I'm in a situation where I'm not sure what is the correct way of doing this. I'm trying to take a large json file, send it to the server, process and reorder it, and then send it back to the client. I don't want to store any data in a database. I know there's the HTTP GET verb, but the amount of data I would be inputting would be longer than the max length URI. I also read that you shouldn't try to do this with a HTTP POST either.

I looked into WebSockets as well but to me it appears to be overkill. I would only need the socket for the time that it takes to do the computations, then I would close it. Also I want to share the data with only the client who sent it to me.

Does any one have recommendations as for what to do.
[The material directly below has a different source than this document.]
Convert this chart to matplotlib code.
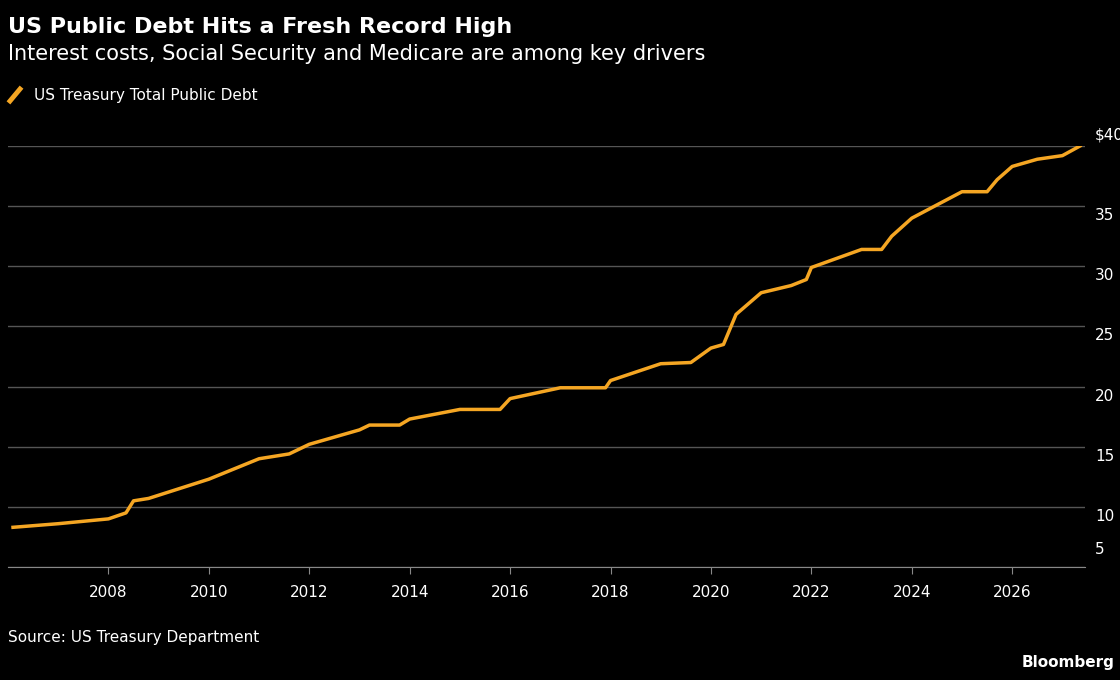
import matplotlib.pyplot as plt
from matplotlib.lines import Line2D
from matplotlib.transforms import offset_copy

years = [2006.1, 2007.0, 2008.0, 2008.35, 2008.5, 2008.8, 2010.0, 2011.0, 2011.6, 2012.0,
         2013.0, 2013.2, 2013.8, 2014.0, 2015.0, 2015.8, 2016.0, 2017.0, 2017.2, 2017.9,
         2018.0, 2019.0, 2019.6, 2020.0, 2020.25, 2020.5, 2021.0, 2021.6, 2021.9, 2022.0,
         2023.0, 2023.4, 2023.6, 2024.0, 2025.0, 2025.5, 2025.7, 2026.0, 2026.5, 2027.0, 2027.35]
debt = [8.3, 8.6, 9.0, 9.5, 10.5, 10.7, 12.3, 14.0, 14.4, 15.2,
        16.4, 16.8, 16.8, 17.3, 18.1, 18.1, 19.0, 19.9, 19.9, 19.9,
        20.5, 21.9, 22.0, 23.2, 23.5, 26.0, 27.8, 28.4, 28.9, 29.9,
        31.4, 31.4, 32.5, 34.0, 36.2, 36.2, 37.2, 38.3, 38.9, 39.2, 40.0]
xticks = list(range(2008, 2027, 2))
yticks = [5, 10, 15, 20, 25, 30, 35, 40]
ylabels = ["5", "10", "15", "20", "25", "30", "35", "$40T"]

fig = plt.figure(figsize=(11.2, 6.8), dpi=100, facecolor="black")
ax = fig.add_axes([8 / 1120, 1 - 567 / 680, 1077 / 1120, 421 / 680], facecolor="black")
ax.plot(years, debt, color="#f5a623", lw=2.5)
ax.set_xlim(2006.0, 2027.45)
ax.set_ylim(5, 40)
ax.set_xticks(xticks)
ax.set_yticks(yticks)
ax.set_yticklabels([])
ax.grid(axis="y", color="#555555", lw=1)
for s in ["top", "left", "right"]:
    ax.spines[s].set_visible(False)
ax.spines["bottom"].set_color("#888888")
ax.tick_params(axis="y", length=0)
ax.tick_params(axis="x", colors="white", labelsize=11, length=5, color="#888888", pad=8)

trans = ax.get_yaxis_transform()
for v, lab in zip(yticks, ylabels):
    if v == 40:
        t = offset_copy(trans, fig=fig, x=10, y=4, units="dots")
        ax.text(1, v, lab, transform=t, color="white", fontsize=11, va="bottom", ha="left")
    elif v == 5:
        t = offset_copy(trans, fig=fig, x=10, y=10, units="dots")
        ax.text(1, v, lab, transform=t, color="white", fontsize=11, va="bottom", ha="left")
    else:
        t = offset_copy(trans, fig=fig, x=10, y=-2, units="dots")
        ax.text(1, v, lab, transform=t, color="white", fontsize=11, va="top", ha="left")

fig.text(0.007, 0.975, "US Public Debt Hits a Fresh Record High", color="white",
         fontsize=16, fontweight="bold", va="top")
fig.text(0.007, 0.935, "Interest costs, Social Security and Medicare are among key drivers",
         color="white", fontsize=15, va="top")
fig.add_artist(Line2D([10 / 1120, 20 / 1120], [1 - 101 / 680, 1 - 89 / 680],
                      color="#f5a623", lw=3.5, transform=fig.transFigure))
fig.text(0.03, 0.86, "US Treasury Total Public Debt", color="white", fontsize=11, va="center")
fig.text(0.007, 0.063, "Source: US Treasury Department", color="white", fontsize=11, va="center")
fig.text(0.995, 0.025, "Bloomberg", color="white", fontsize=11, fontweight="bold",
         ha="right", va="center")

fig.savefig("out.png", facecolor="black")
Maybe just a push in the right direction with a few links I can read. I'm really looking for something that runs down the middle of these two methods.


Solution

  • Why don't you just use a HTTP POST request? Taken from an info box on
    https://developer.mozilla.org/en-US/docs/Web/HTTP/Methods/POST

    > Request has body                  Yes  
    > Successful response has body      Yes  
    > Safe                              No  
    > Idempotent                        No  
    > Cacheable                         Only if freshness information is included  
    > Allowed in HTML forms             Yes  
    

    As you see, a HTTP POST request is used for sending data to the server, and if the POST request was successful, the server sends data back to the client. Perfect for your situation, I think.

    A POST request doesn't have to be used within a HTML form; you could use XHR, AJAX, the fetch API, or any other way you can find to send the server a POST request. And yes, you could send JSON data with it.

    If you need more convincing:

    When the POST request is sent via a method other than an HTML form — like via an XMLHttpRequest — the body can take any type. As described in the HTTP 1.1 specification, POST is designed to allow a uniform method to cover the following functions:

    • Annotation of existing resources
    • Posting a message to a bulletin board, newsgroup, mailing list, or similar group of articles;
    • Adding a new user through a signup modal;
    • Providing a block of data, such as the result of submitting a form, to a data-handling process;
    • Extending a database through an append operation.

    Notice that there, it said that a POST request can be used to provide a block of data to a data-handling process.